CYCLE LEWES - New challenge along beautiful South Downs route

This week’s Cycle Lewes article is brought to you by Bonfire Boy Chris, who tells us about his new found love of mountain biking and an upcoming challenge for some bonfire boys.

In the summer of 2013, I had booked a week off to do some fishing but, as I had just been given a second-hand mountain bike, I decided to give it a try.

I rode it from Lewes up to Ditchling Beacon and back. I enjoyed it so much that I never got the rod out that week and have done very little fishing. Living up at the Old Race Course, I spent a lot of time riding the South Downs Way and decided to set a challenge of doing the whole of the SDW in three days to raise money for St Peter and St James Hospice.

I also invited members of the Cliffe Bonfire Society to join me. So now we have about 17 riders attempting the 100-mile Challenge from Winchester to Eastbourne on August 29 to 31.

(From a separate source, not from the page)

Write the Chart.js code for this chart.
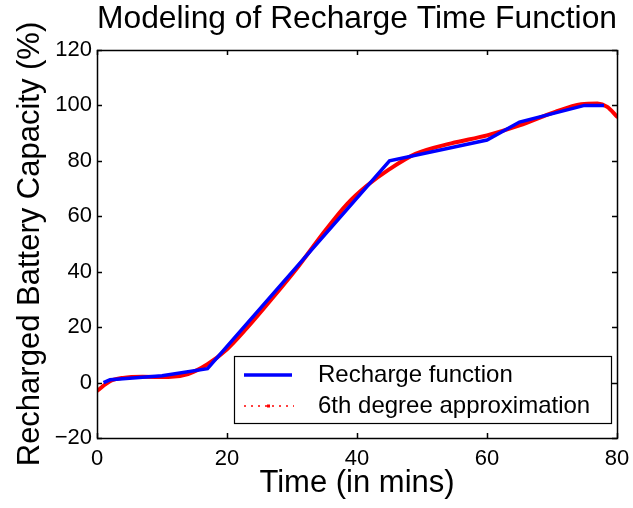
<!DOCTYPE html>
<html>
<head>
<meta charset="utf-8">
<script src="https://cdn.jsdelivr.net/npm/chart.js@4.4.0/dist/chart.umd.min.js"></script>
<style>
  html, body { margin: 0; padding: 0; background: #fff; }
  #wrap { width: 633px; height: 508px; }
</style>
</head>
<body>
<div id="wrap"><canvas id="chartRecarga"></canvas></div>
<script>
const xTicks = [0, 20, 40, 60, 80]
const yTicks = [-20, 0, 20, 40, 60, 80, 100, 120]

// valores
const rechargeTime = [1, 2, 10, 17, 45, 60, 65, 75, 78]
const rechargeLevel = [0, 1, 2.5, 5, 80, 87.5, 94, 100, 100]

const approxTime = [0, 2, 4, 7, 11, 14, 17, 20, 23, 27, 31, 35, 38.5, 41.5, 45, 49, 54.5, 60, 65, 70.5, 74.5, 77, 78.5, 80]
const approxLevel = [-3, 0.5, 1.7, 2.1, 2.0, 3.1, 6.6, 12, 19.5, 30.5, 42, 54.5, 64.5, 71, 77, 82.5, 86.3, 89.2, 92.8, 97.7, 100.4, 100.7, 99.5, 96]

const FONT = '"Liberation Sans", Arial, Helvetica, sans-serif'

const toPoints = (xs, ys) => xs.map((x, i) => ({ x: x, y: ys[i] }))

// caja y marcas hacia adentro, estilo matlab
const frame = {
    id: 'frame',
    afterDatasetsDraw(chart) {
        const { ctx, chartArea } = chart
        const { left, right, top, bottom } = chartArea
        const sx = chart.scales.x
        const sy = chart.scales.y
        const tl = 5

        ctx.save()
        ctx.strokeStyle = '#000'
        ctx.lineWidth = 1.5
        ctx.beginPath()
        xTicks.forEach(v => {
            const px = Math.round(sx.getPixelForValue(v)) + 0.5
            ctx.moveTo(px, bottom); ctx.lineTo(px, bottom - tl)
            ctx.moveTo(px, top); ctx.lineTo(px, top + tl)
        })
        yTicks.forEach(v => {
            const py = Math.round(sy.getPixelForValue(v)) + 0.5
            ctx.moveTo(left, py); ctx.lineTo(left + tl, py)
            ctx.moveTo(right, py); ctx.lineTo(right - tl, py)
        })
        ctx.stroke()
        ctx.strokeRect(Math.round(left) + 0.5, Math.round(top) + 0.5, Math.round(right - left), Math.round(bottom - top))

        // leyenda
        const bx = right - 383, by = bottom - 82, bw = 377, bh = 67
        ctx.fillStyle = '#fff'
        ctx.fillRect(bx, by, bw, bh)
        ctx.lineWidth = 1.2
        ctx.strokeRect(bx + 0.5, by + 0.5, bw, bh)

        const ds = chart.data.datasets
        const row1 = by + 19, row2 = by + 50

        ctx.strokeStyle = ds[0].borderColor
        ctx.lineWidth = 3.5
        ctx.beginPath()
        ctx.moveTo(bx + 10, row1); ctx.lineTo(bx + 58, row1)
        ctx.stroke()

        ctx.strokeStyle = ds[1].borderColor
        ctx.lineWidth = 1.5
        ctx.setLineDash([2, 5])
        ctx.beginPath()
        ctx.moveTo(bx + 10, row2); ctx.lineTo(bx + 60, row2)
        ctx.stroke()
        ctx.setLineDash([])
        ctx.fillStyle = ds[1].borderColor
        ctx.fillRect(bx + 33, row2 - 1.5, 3, 3)

        ctx.fillStyle = '#000'
        ctx.font = '24px ' + FONT
        ctx.textBaseline = 'middle'
        ctx.textAlign = 'left'
        ctx.fillText(ds[0].label, bx + 84, row1)
        ctx.fillText(ds[1].label, bx + 84, row2)
        ctx.restore()
    }
}

const canvas = document.getElementById('chartRecarga')
const context = canvas.getContext('2d')

const chartRecarga = new Chart(context, {
    type: 'line',
    data: {
        datasets: [
            {
                label: 'Recharge function',
                data: toPoints(rechargeTime, rechargeLevel),
                borderColor: '#0000ff',
                borderWidth: 3.5,
                pointRadius: 0,
                tension: 0
            },
            {
                label: '6th degree approximation',
                data: toPoints(approxTime, approxLevel),
                borderColor: '#ff0000',
                borderWidth: 4,
                pointRadius: 0,
                cubicInterpolationMode: 'monotone',
                borderCapStyle: 'round'
            }
        ]
    },
    options: {
        responsive: true,
        maintainAspectRatio: false,
        animation: false,
        layout: { padding: { left: 0, right: 16, top: 0, bottom: 0 } },
        plugins: {
            legend: { display: false },
            tooltip: { enabled: false },
            title: {
                display: true,
                fullSize: false,
                text: 'Modeling of Recharge Time Function',
                color: '#000',
                font: { family: FONT, size: 32, weight: 'normal' },
                padding: { top: 0, bottom: 11.6 }
            }
        },
        scales: {
            x: {
                type: 'linear',
                min: 0,
                max: 80,
                afterBuildTicks: s => { s.ticks = xTicks.map(v => ({ value: v })) },
                afterFit: s => { s.height = 70; s.paddingLeft = 0; s.paddingRight = 0 },
                grid: { display: false, drawTicks: false },
                border: { display: false },
                ticks: { color: '#000', padding: 8, font: { family: FONT, size: 22 } },
                title: {
                    display: true,
                    text: 'Time (in mins)',
                    color: '#000',
                    font: { family: FONT, size: 31 },
                    padding: { top: 0, bottom: 6 }
                }
            },
            y: {
                min: -20,
                max: 120,
                afterBuildTicks: s => { s.ticks = yTicks.map(v => ({ value: v })) },
                afterFit: s => { s.width = 97 },
                grid: { display: false, drawTicks: false },
                border: { display: false },
                ticks: {
                    color: '#000',
                    padding: 5,
                    font: { family: FONT, size: 22 },
                    callback: v => String(v).replace('-', '\u2212')
                },
                title: {
                    display: true,
                    text: 'Recharged Battery Capacity (%)',
                    color: '#000',
                    font: { family: FONT, size: 31 },
                    padding: { top: 12, bottom: 0 }
                }
            }
        }
    },
    plugins: [frame]
})
</script>
</body>
</html>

We have also been lucky enough to have sponsorship from Lewes Cycle Shack and Intersport.

We have all been in training since March and get together to do various rides around Sussex. Eastbourne to Lewes is one of my favourites. You can get the train down to Eastbourne on a Sunday morning, join the SDW at the end of the Sea front by the tea shop and enjoy the South Downs all the way back to Lewes, passing the Hungary Monk Cottage at Jevington (home of Banoffee Pie), and then to Alfriston for refreshments if needed. You can then pass over the hills and down to Southease and the river Ouse.

Carry on and cross the bridge over the Brighton Road at Newmarket, then stay on the SDW until you reach Blackcap and then back to Lewes.

It’s about 28 miles and takes between 4 and 5 hours. If you wanted to shorten the ride by a few miles take the newly opened Egrets way back to Lewes from Southease.

Seventeen members of the Cliffe Bonfire Society are all feeling a lot fitter and recent statistics suggest that alarmingly; our well-earned beer bellies seem to be disappearing at a faster rate than the Arctic Ice Sheet.

In 2000, my dad died in the hospice. I was amazed at the level of care to both patient and families. Many members of the Cliffe Bonfire Society have experienced the professional service offered by the hospice and we are all keen to raise as much money as possible so that people can continue to benefit from their care.

It would be very much appreciated if you are able to donate even a small amount to our cause on our Just Giving web site or put any spare change in our collection boxes, assuming we return on the afternoon of Sunday, August 31, at the Dorset Arms.